GIVEN EXERCISE :: Give again, exactly as written, the lines of the records below from the line with "Convert this chart to D3.js code." to the line with "const yLimits = [0.8, 1.8];". Both end lines count; pictures do not.

****************

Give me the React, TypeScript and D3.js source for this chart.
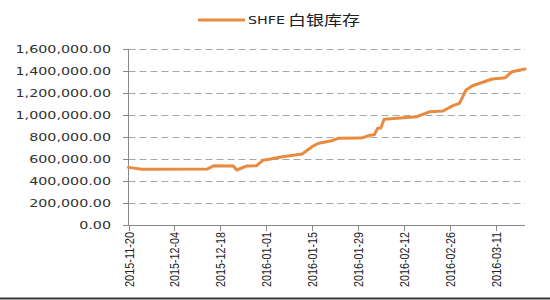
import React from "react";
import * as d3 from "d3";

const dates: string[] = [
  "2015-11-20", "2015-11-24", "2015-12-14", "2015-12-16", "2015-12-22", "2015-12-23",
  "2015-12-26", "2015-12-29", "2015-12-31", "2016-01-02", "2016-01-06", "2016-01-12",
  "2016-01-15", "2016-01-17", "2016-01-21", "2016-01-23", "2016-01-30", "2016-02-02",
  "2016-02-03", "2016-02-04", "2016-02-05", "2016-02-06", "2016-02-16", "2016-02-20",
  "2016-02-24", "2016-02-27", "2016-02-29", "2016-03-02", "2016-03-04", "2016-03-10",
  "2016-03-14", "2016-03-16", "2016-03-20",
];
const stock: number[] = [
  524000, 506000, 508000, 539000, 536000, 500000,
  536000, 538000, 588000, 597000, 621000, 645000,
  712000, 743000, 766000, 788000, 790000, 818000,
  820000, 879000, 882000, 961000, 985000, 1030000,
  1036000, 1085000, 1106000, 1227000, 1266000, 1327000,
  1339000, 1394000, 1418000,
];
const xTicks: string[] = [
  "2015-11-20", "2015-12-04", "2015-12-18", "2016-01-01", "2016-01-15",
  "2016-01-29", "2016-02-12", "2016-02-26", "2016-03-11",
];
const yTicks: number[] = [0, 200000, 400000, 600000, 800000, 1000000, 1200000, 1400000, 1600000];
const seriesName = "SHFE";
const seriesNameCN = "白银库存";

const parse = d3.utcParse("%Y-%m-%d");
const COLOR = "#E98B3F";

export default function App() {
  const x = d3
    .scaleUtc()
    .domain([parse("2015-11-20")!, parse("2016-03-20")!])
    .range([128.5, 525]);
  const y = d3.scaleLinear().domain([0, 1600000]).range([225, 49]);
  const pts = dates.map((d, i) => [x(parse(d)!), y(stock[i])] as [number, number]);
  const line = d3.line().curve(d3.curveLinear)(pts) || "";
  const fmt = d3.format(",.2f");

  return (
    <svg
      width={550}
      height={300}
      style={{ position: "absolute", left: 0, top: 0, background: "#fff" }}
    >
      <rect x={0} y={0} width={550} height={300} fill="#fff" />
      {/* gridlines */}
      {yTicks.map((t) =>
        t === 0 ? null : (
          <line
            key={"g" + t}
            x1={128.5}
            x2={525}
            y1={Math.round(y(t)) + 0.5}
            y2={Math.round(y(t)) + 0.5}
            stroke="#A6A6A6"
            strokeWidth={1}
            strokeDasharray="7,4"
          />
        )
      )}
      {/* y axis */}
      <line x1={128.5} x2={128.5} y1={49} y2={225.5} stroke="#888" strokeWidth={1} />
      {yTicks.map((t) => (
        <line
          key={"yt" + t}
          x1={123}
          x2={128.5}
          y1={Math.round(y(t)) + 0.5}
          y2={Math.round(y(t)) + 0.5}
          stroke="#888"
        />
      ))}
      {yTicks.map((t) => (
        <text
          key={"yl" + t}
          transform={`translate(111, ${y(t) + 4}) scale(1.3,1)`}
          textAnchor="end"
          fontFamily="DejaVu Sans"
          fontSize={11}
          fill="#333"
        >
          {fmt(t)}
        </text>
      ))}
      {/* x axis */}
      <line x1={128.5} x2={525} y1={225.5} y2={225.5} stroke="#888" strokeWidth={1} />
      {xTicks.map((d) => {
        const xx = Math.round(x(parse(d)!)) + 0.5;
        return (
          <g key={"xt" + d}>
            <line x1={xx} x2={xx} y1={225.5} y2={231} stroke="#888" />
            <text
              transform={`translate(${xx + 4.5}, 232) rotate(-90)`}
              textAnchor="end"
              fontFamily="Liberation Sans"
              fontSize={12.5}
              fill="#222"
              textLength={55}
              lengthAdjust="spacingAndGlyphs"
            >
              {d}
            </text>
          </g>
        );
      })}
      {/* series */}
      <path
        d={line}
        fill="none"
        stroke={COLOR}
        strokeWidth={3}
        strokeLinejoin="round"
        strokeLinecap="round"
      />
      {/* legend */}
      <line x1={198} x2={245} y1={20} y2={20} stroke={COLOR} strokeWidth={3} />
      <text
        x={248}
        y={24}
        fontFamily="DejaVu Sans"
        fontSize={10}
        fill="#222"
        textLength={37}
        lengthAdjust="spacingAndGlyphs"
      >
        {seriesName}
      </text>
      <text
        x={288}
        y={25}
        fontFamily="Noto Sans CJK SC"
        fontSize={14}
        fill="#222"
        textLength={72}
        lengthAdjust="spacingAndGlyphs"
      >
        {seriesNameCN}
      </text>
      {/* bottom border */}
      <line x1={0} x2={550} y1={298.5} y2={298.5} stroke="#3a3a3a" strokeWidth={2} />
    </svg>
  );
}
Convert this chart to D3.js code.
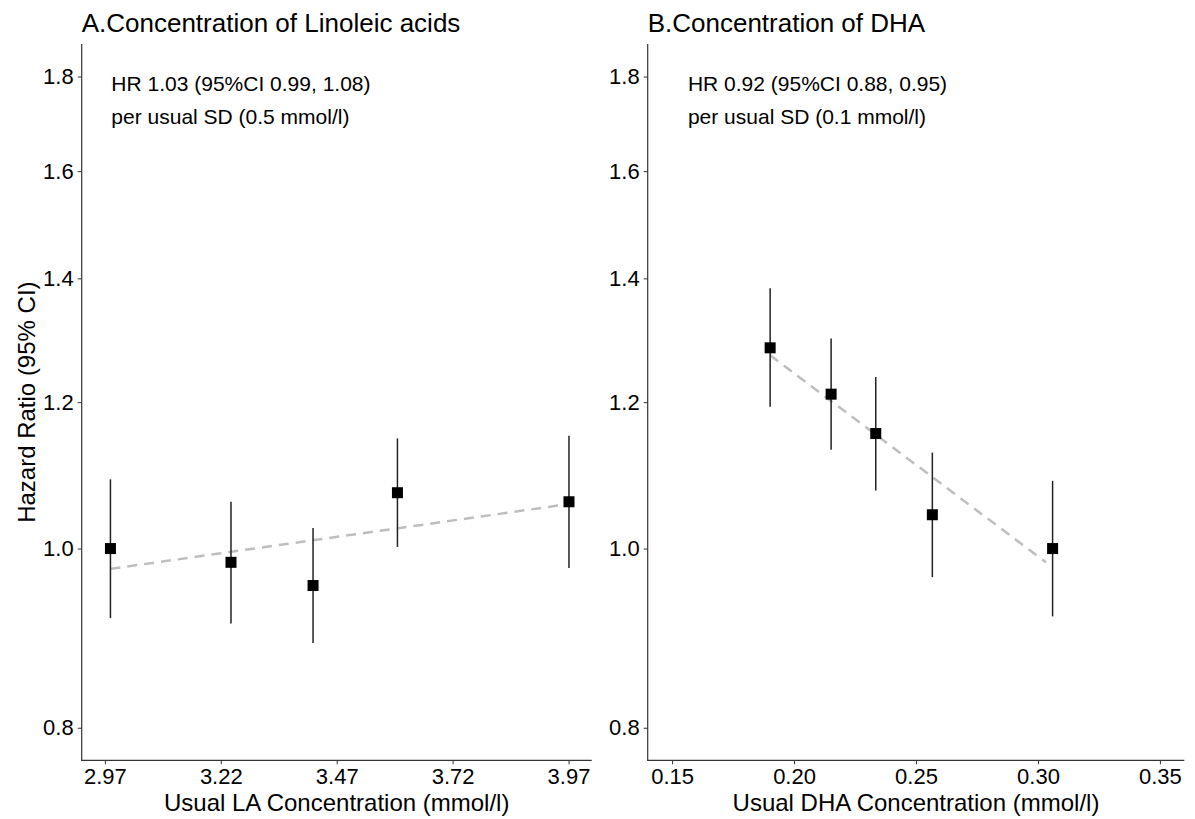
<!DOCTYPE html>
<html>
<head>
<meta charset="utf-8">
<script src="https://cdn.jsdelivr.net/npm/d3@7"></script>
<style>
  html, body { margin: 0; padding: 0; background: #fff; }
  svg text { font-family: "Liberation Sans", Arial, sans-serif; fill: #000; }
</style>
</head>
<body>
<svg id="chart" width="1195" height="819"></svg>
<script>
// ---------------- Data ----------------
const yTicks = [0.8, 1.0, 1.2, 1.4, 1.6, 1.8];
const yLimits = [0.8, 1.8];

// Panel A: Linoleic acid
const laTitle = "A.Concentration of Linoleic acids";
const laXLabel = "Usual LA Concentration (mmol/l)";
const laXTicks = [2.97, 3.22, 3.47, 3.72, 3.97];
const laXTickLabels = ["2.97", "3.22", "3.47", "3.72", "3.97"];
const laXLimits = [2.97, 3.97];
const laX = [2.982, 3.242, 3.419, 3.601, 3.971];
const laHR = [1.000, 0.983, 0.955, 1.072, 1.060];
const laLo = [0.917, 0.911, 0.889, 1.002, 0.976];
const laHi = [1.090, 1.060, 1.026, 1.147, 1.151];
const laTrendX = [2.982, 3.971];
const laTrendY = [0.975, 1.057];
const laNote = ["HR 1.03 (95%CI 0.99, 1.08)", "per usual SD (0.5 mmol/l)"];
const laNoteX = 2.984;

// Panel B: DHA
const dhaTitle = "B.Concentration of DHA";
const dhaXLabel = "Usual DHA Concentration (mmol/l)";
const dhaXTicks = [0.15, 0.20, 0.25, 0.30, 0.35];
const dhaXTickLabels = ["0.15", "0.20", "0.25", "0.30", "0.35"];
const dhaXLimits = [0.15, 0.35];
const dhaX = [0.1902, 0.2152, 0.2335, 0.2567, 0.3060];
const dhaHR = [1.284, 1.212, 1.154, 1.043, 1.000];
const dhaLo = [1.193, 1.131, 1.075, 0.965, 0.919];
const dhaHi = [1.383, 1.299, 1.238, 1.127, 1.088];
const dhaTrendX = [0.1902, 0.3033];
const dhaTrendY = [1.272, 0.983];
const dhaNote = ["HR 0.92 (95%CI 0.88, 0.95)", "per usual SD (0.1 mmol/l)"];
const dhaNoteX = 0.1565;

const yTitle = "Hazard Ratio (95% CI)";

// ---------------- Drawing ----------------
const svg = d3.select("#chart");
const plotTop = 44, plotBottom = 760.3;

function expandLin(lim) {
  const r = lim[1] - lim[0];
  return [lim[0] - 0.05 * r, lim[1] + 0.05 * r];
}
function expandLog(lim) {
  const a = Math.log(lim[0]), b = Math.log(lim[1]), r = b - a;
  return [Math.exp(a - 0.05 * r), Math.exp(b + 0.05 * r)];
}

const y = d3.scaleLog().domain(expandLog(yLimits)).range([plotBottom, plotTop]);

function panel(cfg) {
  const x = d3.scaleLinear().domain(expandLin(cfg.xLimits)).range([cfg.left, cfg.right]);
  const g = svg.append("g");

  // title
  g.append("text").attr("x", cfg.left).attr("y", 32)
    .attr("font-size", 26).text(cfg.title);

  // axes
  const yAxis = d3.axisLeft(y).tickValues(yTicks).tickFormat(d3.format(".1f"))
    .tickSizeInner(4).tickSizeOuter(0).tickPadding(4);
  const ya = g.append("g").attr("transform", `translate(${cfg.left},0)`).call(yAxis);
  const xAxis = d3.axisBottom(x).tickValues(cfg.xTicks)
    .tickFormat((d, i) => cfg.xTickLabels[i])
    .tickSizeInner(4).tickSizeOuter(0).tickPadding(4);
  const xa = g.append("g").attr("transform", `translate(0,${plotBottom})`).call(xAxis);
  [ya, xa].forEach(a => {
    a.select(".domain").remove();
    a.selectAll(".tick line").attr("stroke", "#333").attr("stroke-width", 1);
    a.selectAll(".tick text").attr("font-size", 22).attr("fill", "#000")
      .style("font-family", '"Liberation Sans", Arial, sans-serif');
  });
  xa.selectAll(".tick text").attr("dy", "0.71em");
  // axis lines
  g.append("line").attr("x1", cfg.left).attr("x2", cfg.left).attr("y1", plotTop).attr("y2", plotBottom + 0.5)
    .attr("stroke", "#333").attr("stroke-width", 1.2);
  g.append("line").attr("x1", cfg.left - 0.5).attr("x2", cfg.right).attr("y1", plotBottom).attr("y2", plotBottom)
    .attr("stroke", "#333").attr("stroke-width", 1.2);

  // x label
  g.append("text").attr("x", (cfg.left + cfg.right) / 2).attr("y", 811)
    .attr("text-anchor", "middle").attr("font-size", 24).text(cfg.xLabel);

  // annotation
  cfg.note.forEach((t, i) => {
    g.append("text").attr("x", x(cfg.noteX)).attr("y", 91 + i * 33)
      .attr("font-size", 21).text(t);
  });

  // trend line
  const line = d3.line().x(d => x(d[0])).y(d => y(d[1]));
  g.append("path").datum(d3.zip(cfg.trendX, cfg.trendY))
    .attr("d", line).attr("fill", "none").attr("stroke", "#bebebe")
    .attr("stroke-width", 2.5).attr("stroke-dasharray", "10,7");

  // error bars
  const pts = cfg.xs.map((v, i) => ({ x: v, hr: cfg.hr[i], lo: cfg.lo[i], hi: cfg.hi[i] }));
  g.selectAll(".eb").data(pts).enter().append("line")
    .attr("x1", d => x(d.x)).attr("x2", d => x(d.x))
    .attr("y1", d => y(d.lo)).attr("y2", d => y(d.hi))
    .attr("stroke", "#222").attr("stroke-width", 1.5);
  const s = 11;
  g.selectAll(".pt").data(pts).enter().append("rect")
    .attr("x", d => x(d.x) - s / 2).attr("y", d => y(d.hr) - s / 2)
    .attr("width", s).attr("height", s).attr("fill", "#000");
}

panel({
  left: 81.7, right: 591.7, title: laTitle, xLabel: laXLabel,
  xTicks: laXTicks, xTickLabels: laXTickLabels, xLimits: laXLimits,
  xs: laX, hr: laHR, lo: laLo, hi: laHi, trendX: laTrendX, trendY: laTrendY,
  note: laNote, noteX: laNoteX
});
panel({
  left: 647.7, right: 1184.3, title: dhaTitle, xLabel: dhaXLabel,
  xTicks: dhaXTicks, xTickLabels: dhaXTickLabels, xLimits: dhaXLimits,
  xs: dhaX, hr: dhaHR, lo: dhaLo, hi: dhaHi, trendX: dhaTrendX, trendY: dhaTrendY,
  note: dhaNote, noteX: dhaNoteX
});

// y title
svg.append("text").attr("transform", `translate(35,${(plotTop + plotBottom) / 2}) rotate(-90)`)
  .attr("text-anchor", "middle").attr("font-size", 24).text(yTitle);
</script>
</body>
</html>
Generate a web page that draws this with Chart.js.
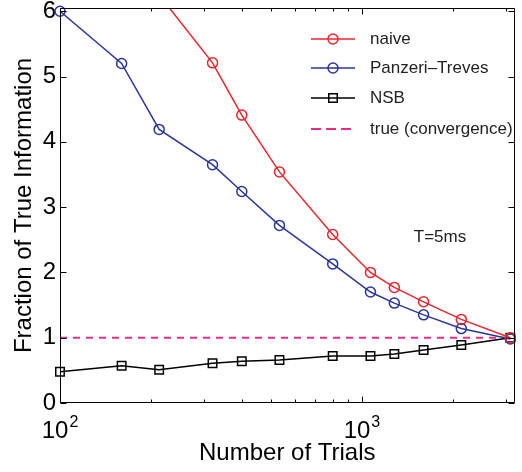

****************

WRITTEN SOLUTION ::
Convert this chart to D3.js code.
<!DOCTYPE html>
<html>
<head>
<meta charset="utf-8">
<script src="https://cdn.jsdelivr.net/npm/d3@7"></script>
<style>
  html, body { margin: 0; padding: 0; background: #fff; }
  svg text { font-family: "Liberation Sans", Arial, sans-serif; fill: #000; }
</style>
</head>
<body>
<svg id="chart" width="1195" height="819"></svg>
<script>
// ---------------- Data ----------------
const yTicks = [0.8, 1.0, 1.2, 1.4, 1.6, 1.8];
const yLimits = [0.8, 1.8];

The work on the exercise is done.